I was brought up in a city in India and my childhood was traumatic. I lost my dad to a heart attack when I was 10. I came to believe due to my mom’s upbringing that I will be loved and valued only if I achieve something in life. My mom and my relatives seemed to love and value me more when I achieved something. The society around me seemed to accept me more when I had good grades than when I was average. As a kid, this went deep into my subconscious and I started believing very deeply that I am worthless. If I don’t achieve or have certain things in life that society would consider great, such as academic success, professional success, beauty, name, fame, money, perfect relationships, etc..

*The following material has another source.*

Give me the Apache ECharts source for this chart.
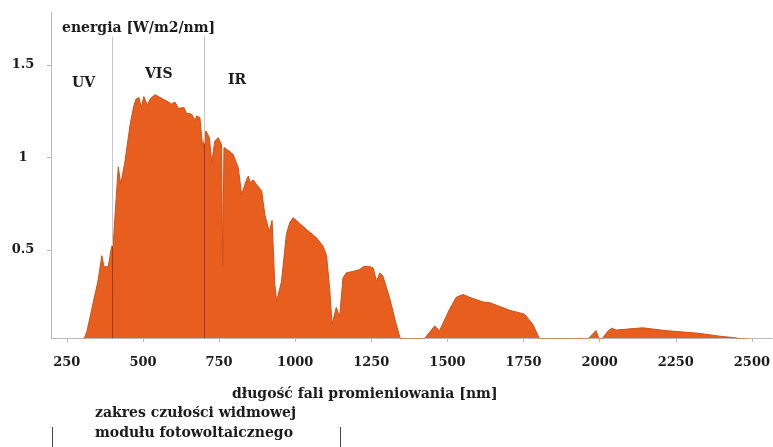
<!DOCTYPE html>
<html>
<head>
<meta charset="utf-8">
<script src="https://cdn.jsdelivr.net/npm/echarts@6/dist/echarts.min.js"></script>
<style>
html,body{margin:0;padding:0;background:#fff;}
#chart{width:773px;height:447px;}
</style>
</head>
<body>
<div id="chart"></div>
<script>
// wavelength [nm]
var wavelengths = [302,316,337,352,365,372,386,395,403,412,419,427,441,458,470,477,487,494,503,514,525,540,556,578,594,605,616,635,643,660,671,676,687,696,707,718,726,736,747,758,762,766,775,780,796,813,824,840,846,853,862,873,890,900,915,924,933,939,955,971,982,993,1004,1037,1070,1092,1103,1113,1121,1135,1146,1157,1168,1190,1212,1223,1239,1256,1267,1278,1288,1310,1332,1349,1414,1458,1474,1507,1529,1551,1573,1616,1639,1704,1753,1780,1808,1950,1988,2001,2026,2039,2054,2141,2217,2327,2392,2447,2469,2485];
// spectral irradiance [W/m2/nm]
var irradiance = [0,0.06,0.22,0.33,0.47,0.41,0.41,0.50,0.55,0.78,0.95,0.855,0.98,1.18,1.28,1.316,1.325,1.27,1.33,1.285,1.32,1.34,1.325,1.306,1.29,1.30,1.267,1.27,1.24,1.235,1.20,1.225,1.217,1.054,1.144,1.108,0.973,1.09,1.108,1.07,0.413,1.054,1.045,1.054,1.018,0.946,0.80,0.88,0.90,0.865,0.88,0.855,0.82,0.693,0.60,0.66,0.314,0.224,0.33,0.585,0.648,0.675,0.66,0.612,0.567,0.52,0.47,0.296,0.10,0.19,0.14,0.35,0.377,0.385,0.395,0.41,0.413,0.404,0.332,0.377,0.36,0.242,0.097,0,0,0.09,0.064,0.18,0.245,0.26,0.245,0.22,0.216,0.175,0.154,0.10,0,0,0.065,0.005,0.06,0.078,0.068,0.08,0.065,0.05,0.035,0.026,0.015,0];
var xTicks = [250,500,750,1000,1250,1500,1750,2000,2250,2500];
var yTicks = [0.5,1,1.5];
var bandEdges = [400,700];
var bandLabels = ['UV','VIS','IR'];

var FONT = '"DejaVu Serif", serif';
var TXT = '#1c1c1c';
var AX = '#b9b9b9';
var ORANGE = '#e85e1f';

var yMin = 0.025, yMax = 1.787, lineTop = 1.655;

function interp(x){
  for (var i=0;i<wavelengths.length-1;i++){
    if (x>=wavelengths[i] && x<=wavelengths[i+1]){
      var t=(x-wavelengths[i])/(wavelengths[i+1]-wavelengths[i]);
      return irradiance[i]+t*(irradiance[i+1]-irradiance[i]);
    }
  }
  return 0;
}

var seriesData = wavelengths.map(function(w,i){return [w, irradiance[i]];});

var chart = echarts.init(document.getElementById('chart'));
chart.setOption({
  animation:false,
  backgroundColor:'#fff',
  grid:{left:51,right:0,top:12,bottom:109},
  xAxis:{
    type:'value',min:198,max:2566,
    axisLine:{onZero:false,lineStyle:{color:AX,width:1}},
    axisTick:{show:true,length:4,customValues:xTicks,lineStyle:{color:AX}},
    axisLabel:{customValues:xTicks,formatter:function(v){return String(v);},color:TXT,fontFamily:FONT,fontWeight:'bold',fontSize:13,margin:18},
    splitLine:{show:false}
  },
  yAxis:{
    type:'value',min:yMin,max:yMax,
    axisLine:{show:true,onZero:false,lineStyle:{color:AX,width:1}},
    axisTick:{show:true,length:4,customValues:yTicks,lineStyle:{color:AX}},
    axisLabel:{customValues:yTicks,formatter:function(v){return String(v);},color:TXT,fontFamily:FONT,fontWeight:'bold',fontSize:13,margin:28,align:'center'},
    splitLine:{show:false}
  },
  series:[
    {
      type:'line',z:1,data:[],silent:true,
      markLine:{silent:true,symbol:'none',label:{show:false},
        lineStyle:{color:'#c8c8c8',width:1,type:'solid'},
        data:bandEdges.map(function(b){return [{coord:[b,yMin]},{coord:[b,lineTop]}];})
      }
    },
    {
      type:'line',z:2,data:seriesData,showSymbol:false,symbol:'none',
      lineStyle:{color:'#cf5118',width:1},
      areaStyle:{color:ORANGE,opacity:1},
      silent:true
    },
    {
      type:'line',z:3,data:[],silent:true,
      markLine:{silent:true,symbol:'none',label:{show:false},
        lineStyle:{color:'#9c3c14',width:1,type:'solid'},
        data:bandEdges.map(function(b){return [{coord:[b,yMin]},{coord:[b,interp(b)-0.01]}];})
      }
    }
  ],
  graphic:[
    {type:'text',left:62,top:21,style:{text:'energia [W/m2/nm]',fill:TXT,font:'bold 14px '+FONT}},
    {type:'text',left:72,top:76,style:{text:bandLabels[0],fill:TXT,font:'bold 14px '+FONT}},
    {type:'text',left:145,top:67,style:{text:bandLabels[1],fill:TXT,font:'bold 14px '+FONT}},
    {type:'text',left:228,top:73,style:{text:bandLabels[2],fill:TXT,font:'bold 14px '+FONT}},
    {type:'text',left:232,top:387,style:{text:'długość fali promieniowania [nm]',fill:TXT,font:'bold 14px '+FONT}},
    {type:'text',left:95,top:406,style:{text:'zakres czułości widmowej',fill:TXT,font:'bold 14px '+FONT}},
    {type:'text',left:95,top:426,style:{text:'modułu fotowoltaicznego',fill:TXT,font:'bold 14px '+FONT}},
    {type:'line',shape:{x1:52.5,y1:427,x2:52.5,y2:447},style:{stroke:'#444',lineWidth:1}},
    {type:'line',shape:{x1:340.5,y1:427,x2:340.5,y2:447},style:{stroke:'#444',lineWidth:1}}
  ]
});
</script>
</body>
</html>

So when I was 13, I became obsessed with getting high scores in school to the point where I gave the least importance to my health. I was obsessed with it because I had no self love and I depended on these material successes to feel valued and loved by others. I ate a lot of junk food, slept less and was physically very weak. I suffered with anaemia and my doctors always kept suggesting for me to eat healthy foods to gain weight. I did not pay heed to what people told me about having better health. My focus was only on accumulating material success so that I can impress people around me and make them love and value me. In a nutshell, I was self harming in pursuit of gaining love and worthiness from others when that is supposed to come from within.
When I was 17, my classmates kept asking me about white spots appearing in my face. Later it started spreading in my body and my dermatologist diagnosed it as a skin disease called “Vitiligo” and my world broke apart. For the first time I looked back and saw how much harm I had done to myself all these years. I felt guilty on one hand for causing this to myself and on the other hand, it was hard to accept this. I went into so much fear and anxiety. I was so mentally ill that my grades went down and I was undergoing extreme pressure from my school to perform well and when I couldn’t, I started hating myself. I kept having negative and depressing self talks about myself. It was unbearable and it was the most difficult period of my life.
When I turned 18, I started finding ways to live through this phase. I had various spiritual experiences which helped me develop unshakeable trust in God. I was looking for ways to heal myself from this illness. My western doctor couldn’t help me out of it because there was no cure for my skin issue in western medicine. I did not give up because by now, I had gained so much trust in God that I accepted however the way life was for me and I learned to take care of my health in a better way. My anaemia was finally cured due to my healthy eating habits. I was no longer hurting myself physically. However mentally, I was feeling low about myself because of the way I was being treated by the people around me. I was looked at like an alien by people because of the white spots on my body that seemed to disgust and intimidate some people. So I refused to go out of my house and stayed locked in my room for a long time.
I felt like running away from the place I was so many times but something in me believed that things will somehow get better. I had a hope and huge faith in God so I kept living even though I didn’t really want to.
Before my 19th birthday, I found out about Dr. Naram after watching Dr Clint G Rogers Tedx Talk about him. It was a complete miracle in itself because Dr. Naram was the only one who said I could heal completely from my health issue. All the other doctors I met before him were always doubtful about my chances of healing.
I contacted Dr. Naram’s team of assisting doctors and started taking his herbs and home remedies to heal myself. I gained inspiration from others who went to Dr. Naram for the same health issue as mine and had a complete miraculous recovery. I felt good about myself for holding on long enough to find a way out of my problem and this increased my faith in God and made me stronger and happier as a person.
Then a few months before my 20th birthday, another miracle took place. I met both Dr. Naram and Dr. Clint G. Rogers in Mumbai, India and it was the best experience in my healing journey. I went home feeling so much love, hope and positivity. Dr. Clint G. Rogers gave me his book “Ancient Secrets Of A Master Healer” to read when I met him and I spent the next 2 weeks reading the book 2 times. During the time of reading this book, a major and a beautiful shift in my life happened. I finally saw the importance of loving and accepting myself completely including my white spots. A month before my birthday, I embraced and accepted everything about me. I was OK to have these spots for the rest of my life. I loved myself so much now that I was comfortable walking with these spots in the streets without bothering me about what people would think of me. It was a big deal for me considering the amount of time I had spent in my life self harming and not choosing to love myself.
In the following months, I read the book three more times and each time I saw changes happening not just in my physical level but also mentally. I am now more positive and optimistic than before. Some of my white spots closed down or got back to my normal colour after following the recommendations of Dr Naram and the book helped me accelerate my healing process because of the positivity, hope and love that emanated from each miracle healing story that Clint shared in this book.
I am now a transformed being. I no longer run behind material success. Health, self care and self love is now my top priority. I am happier and at peace with myself because my core belief due to my childhood traumas that I am worthy only if I have certain things in my life has changed. I now strongly believe and I am very confident about this truth that my worth doesn’t depend on anything outside of me. I am worthy as such. So in a way, I believe this health issue I suffered with taught me how to love myself. It was a blessing in disguise and I am thankful for it.